JESÚS GÓMEZ
Domingo de Pentecostés – Ciclo A
“Recibid el Espíritu Santo” (Jn 20, 19-23)
Los judíos celebran en la Pascua la salida de Egipto, la liberación de la esclavitud. La «fiesta de la siega» o «fiesta de las semanas» la celebran al día siguiente de cumplirse las siete semanas de la Pascua, o sea, al día quincuagésimo. Y «quincuagésimo», en griego «Pentekosté», es el nuevo nombre que le dieron a la fiesta los judíos de lengua griega. Ahora bien, todas las fiestas judías poseían una envoltura religiosa y la fiesta de la siega fue arropada con la conmemoración de la ley dada por Dios en el Sinaí. Según el cuarto evangelio Jesús, al momento de morir, entrega el Espíritu a los creyentes; en cambio, san Lucas traslada la donación del Espíritu al día de Pentecostés. Todo tiene su gracia. Al pasar de este mundo al Padre, termina Jesús su misión terrenal y en ese mismo momento comienza la misión del Espíritu Santo. Si el día de Pentecostés conmemora la ley del Sinaí, en virtud de la cual existe el pueblo judío, en ese mismo día sitúa el libro de los Hechos la venida del Espíritu Santo, que suplanta a la ley y da vida al pueblo cristiano.
En uno y otro caso la venida del Espíritu está íntimamente vinculada a la Iglesia. Al decir en el Credo: «Creo en el Espíritu Santo», acentuamos la individual personalidad del Espíritu, distinto del Padre y del Hijo; en cambio, su forma antiquísima decía «Creo en Espíritu Santo» (sin artículo) acentuando que el Espíritu es una donación de Cristo y, por lo tanto, parte de su obra salvadora.

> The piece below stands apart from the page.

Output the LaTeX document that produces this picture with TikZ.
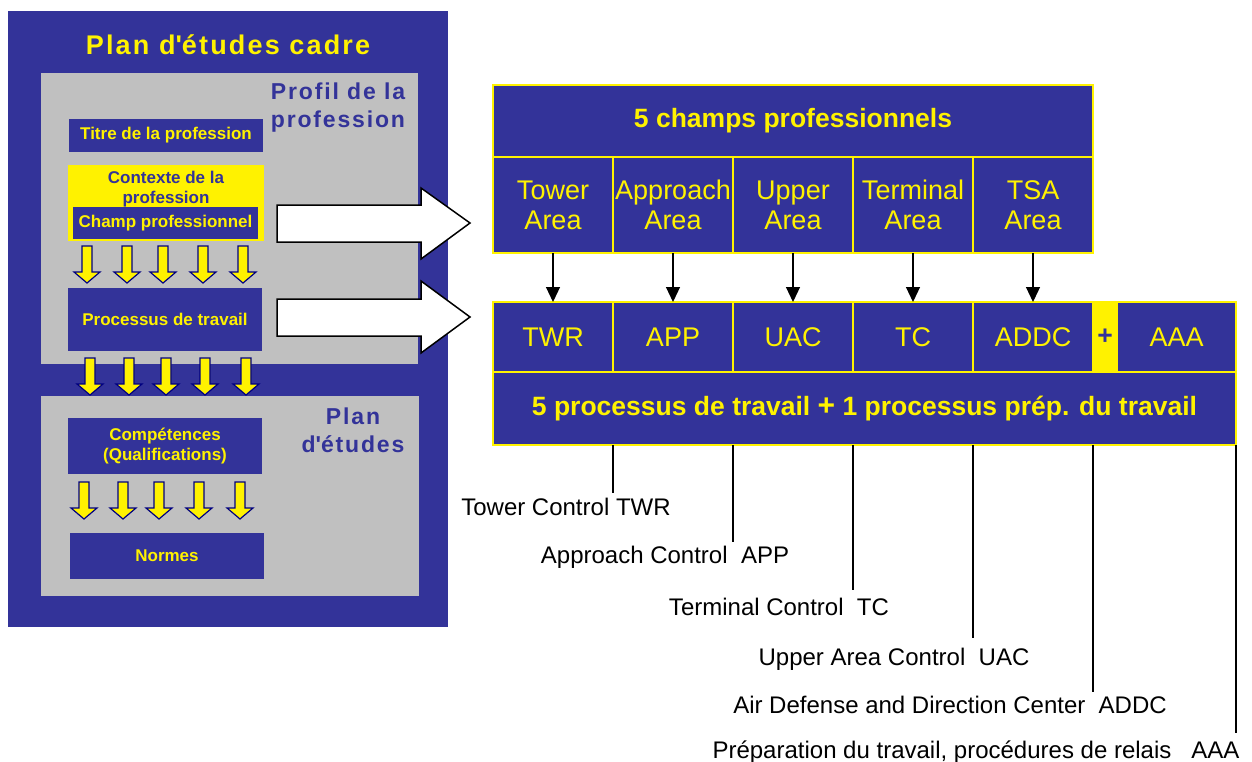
\documentclass[tikz,border=0pt]{standalone}
\usepackage{fontspec}
\setmainfont{Liberation Sans}
\usetikzlibrary{arrows.meta, positioning}
\definecolor{PanelBlue}{RGB}{51, 51, 153}
\definecolor{PanelGrey}{RGB}{192, 192, 192}
\definecolor{ArrowNavy}{RGB}{0, 0, 128}
\newcommand{\titlefont}{\fontsize{27}{32}\selectfont\bfseries\addfontfeatures{LetterSpace=8}}
\newcommand{\areafont}{\fontsize{23}{28}\selectfont\bfseries\addfontfeatures{LetterSpace=8}}
\newcommand{\boxfont}{\fontsize{17}{20}\selectfont\bfseries}
\newcommand{\cellfont}{\fontsize{27}{30}\selectfont}
\newcommand{\hdrfont}{\fontsize{26.5}{30}\selectfont\bfseries}
\newcommand{\legendfont}{\fontsize{24}{28}\selectfont}

\begin{document}
\begin{tikzpicture}[
        x=1pt, y=-1pt,
        panel/.style={rectangle, fill=PanelBlue, anchor=north west, inner sep=0pt, outer sep=0pt},
        greyarea/.style={rectangle, fill=PanelGrey, anchor=north west, inner sep=0pt, outer sep=0pt},
        leftbox/.style={rectangle, fill=PanelBlue, text=yellow, anchor=north west, align=center, font=\boxfont, minimum width=194pt, inner sep=0pt, outer sep=0pt},
        areatitle/.style={text=PanelBlue, align=center, font=\areafont, anchor=base, inner sep=0pt},
        cell/.style={rectangle, draw=yellow, line width=1.5pt, fill=PanelBlue, text=yellow, align=center, font=\cellfont, minimum width=120pt, anchor=north west, inner sep=0pt, outer sep=0pt},
        down/.style={draw, -{Triangle[width=14pt, length=15pt]}, line width=1.2pt},
        lead/.style={draw, line width=1.2pt},
        caption/.style={font=\legendfont, anchor=base, inner sep=0pt},
        bigarrow/.style={draw, fill=white, line width=1.5pt, line join=miter},
        yarrow/.pic={\path[fill=yellow, draw=ArrowNavy, line width=1.2pt] (-5,0) -- (5,0) -- (5,26) -- (13,26) -- (0,37) -- (-13,26) -- (-5,26) -- cycle;}
    ]
        \useasboundingbox (0,0) rectangle (1252,762);

        \node [panel, minimum width=440pt, minimum height=616pt] (frame) at (8,11) {};
        \node [anchor=base, font=\titlefont, text=yellow, inner sep=0pt] (plantitle) at (228,55) {Plan d\textquotesingle études cadre};
        \node [greyarea, minimum width=377pt, minimum height=291pt] (profil) at (41,73) {};
        \node [greyarea, minimum width=378pt, minimum height=200pt] (etudes) at (41,396) {};
        \node [areatitle] (profiltxt) at (338,128) {Profil de la\\profession};
        \node [areatitle] (etudestxt) at (353,452) {Plan\\d\textquotesingle études};

        \node [leftbox, minimum height=33pt] (titre) at (69,119) {Titre de la profession};
        \node [panel, fill=yellow, minimum width=196pt, minimum height=76pt] (contexte) at (68,165) {};
        \node [font=\boxfont, text=PanelBlue, align=center, anchor=base, inner sep=0pt] (contextetxt) at (166,204) {Contexte de la\\profession};
        \node [leftbox, minimum width=185pt, minimum height=32pt] (champ) at (73,207) {Champ professionnel};
        \node [leftbox, minimum height=63pt] (processus) at (68,288) {Processus de travail};
        \node [leftbox, minimum height=56pt] (competences) at (68,418) {Compétences\\(Qualifications)};
        \node [leftbox, minimum height=46pt] (normes) at (70,533) {Normes};

        \foreach \ax in {87,127,163,203,243} \pic at (\ax,246) {yarrow};
        \foreach \ax in {90,129,166,205,246} \pic at (\ax,358) {yarrow};
        \foreach \ax in {84,123,159,199,240} \pic at (\ax,482) {yarrow};

        \path [bigarrow] (277,205) -- (421,205) -- (421,188) -- (470,223) -- (421,259) -- (421,242) -- (277,242) -- cycle;
        \path [bigarrow] (277,299) -- (421,299) -- (421,281) -- (470,317) -- (421,353) -- (421,336) -- (277,336) -- cycle;

        \node [cell, font=\hdrfont, minimum width=600pt, minimum height=72pt] (champs) at (493,85) {5 champs professionnels};
        \node [cell, minimum height=96pt, below right=0pt and 0pt of champs.south west] (tower) {Tower\\Area};
        \node [cell, minimum height=96pt, right=0pt of tower] (approach) {Approach\\Area};
        \node [cell, minimum height=96pt, right=0pt of approach] (upper) {Upper\\Area};
        \node [cell, minimum height=96pt, right=0pt of upper] (terminal) {Terminal\\Area};
        \node [cell, minimum height=96pt, right=0pt of terminal] (tsa) {TSA\\Area};

        \node [cell, minimum height=70pt] (twr) at (493,302) {TWR};
        \node [cell, minimum height=70pt, right=0pt of twr] (app) {APP};
        \node [cell, minimum height=70pt, right=0pt of app] (uac) {UAC};
        \node [cell, minimum height=70pt, right=0pt of uac] (tc) {TC};
        \node [cell, minimum height=70pt, right=0pt of tc] (addc) {ADDC};
        \node [cell, fill=yellow, text=PanelBlue, font=\hdrfont, minimum width=24pt, minimum height=70pt, right=0pt of addc] (plus) {+};
        \node [cell, minimum width=119pt, minimum height=70pt, right=0pt of plus] (aaa) {AAA};
        \node [cell, font=\hdrfont, minimum width=743pt, minimum height=73pt, below right=0pt and 0pt of twr.south west] (band) {5 processus de travail {\fontsize{30}{30}\selectfont+} 1 processus prép. du travail};

        \path [down] (tower.south) -- (twr.north);
        \path [down] (approach.south) -- (app.north);
        \path [down] (upper.south) -- (uac.north);
        \path [down] (terminal.south) -- (tc.north);
        \path [down] (tsa.south) -- (addc.north);

        \coordinate (e1) at (613,493);
        \coordinate (e2) at (733,542);
        \coordinate (e3) at (853,590);
        \coordinate (e4) at (973,638);
        \coordinate (e5) at (1093,692);
        \coordinate (e6) at (1236,733);
        \path [lead] (band.south -| twr.east) -- (e1);
        \path [lead] (band.south -| app.east) -- (e2);
        \path [lead] (band.south -| uac.east) -- (e3);
        \path [lead] (band.south -| tc.east) -- (e4);
        \path [lead] (band.south -| addc.east) -- (e5);
        \path [lead] (band.south east) -- (e6);

        \node [caption] (twrlbl) at (566,515) {Tower Control TWR};
        \node [caption] (applbl) at (665,563) {Approach Control\ \ APP};
        \node [caption] (tclbl) at (779,615) {Terminal Control\ \ TC};
        \node [caption] (uaclbl) at (894,665) {Upper Area Control\ \ UAC};
        \node [caption] (addclbl) at (950,713) {Air Defense and Direction Center\ \ ADDC};
        \node [caption] (aaalbl) at (976,758) {Préparation du travail, procédures de relais\ \ \ AAA};
    \end{tikzpicture}
\end{document}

Ahora bien, el Espíritu es como el viento: sopla donde quiere, oyes su voz, pero no sabes ni de dónde viene ni a dónde va; su presencia se percibe únicamente a través de sus manifestaciones. Su primera manifestación es la Iglesia, la comunidad de creyentes. La irrupción del Espíritu Santo sobre los apóstoles, el discurso de Pedro a la multitud y el bautizo de unas tres mil personas no son tres hechos separables. Son partes de un único relato, de un único acontecimiento germinal que crece y se desarrolla: la Iglesia en la que estamos integrados. Con la venida del Espíritu nace la Iglesia y, porque en ella y en cada uno de sus miembros habita el mismo Espíritu de Cristo, con toda razón somos «Cuerpo de Cristo». Manifestación del Espíritu es la santidad de sus miembros pese a estar integrados en una Iglesia que es pecadora; su diversidad que implica diversidad de cometidos, personales e insustituibles; los diversos dones jerárquicos y carismáticos. Manifestación del Espíritu son los sacramentos, que son puro vacío sin la intervención del Espíritu. Manifestación suprema y última: Jesús nos dona el Espíritu de filiación adoptiva que nos hace hijos de Dios hasta el punto de llamarlo con todo derecho ¡Padre! Y siendo hijos, somos también herederos de Dios, coherederos con Cristo de su glorificación.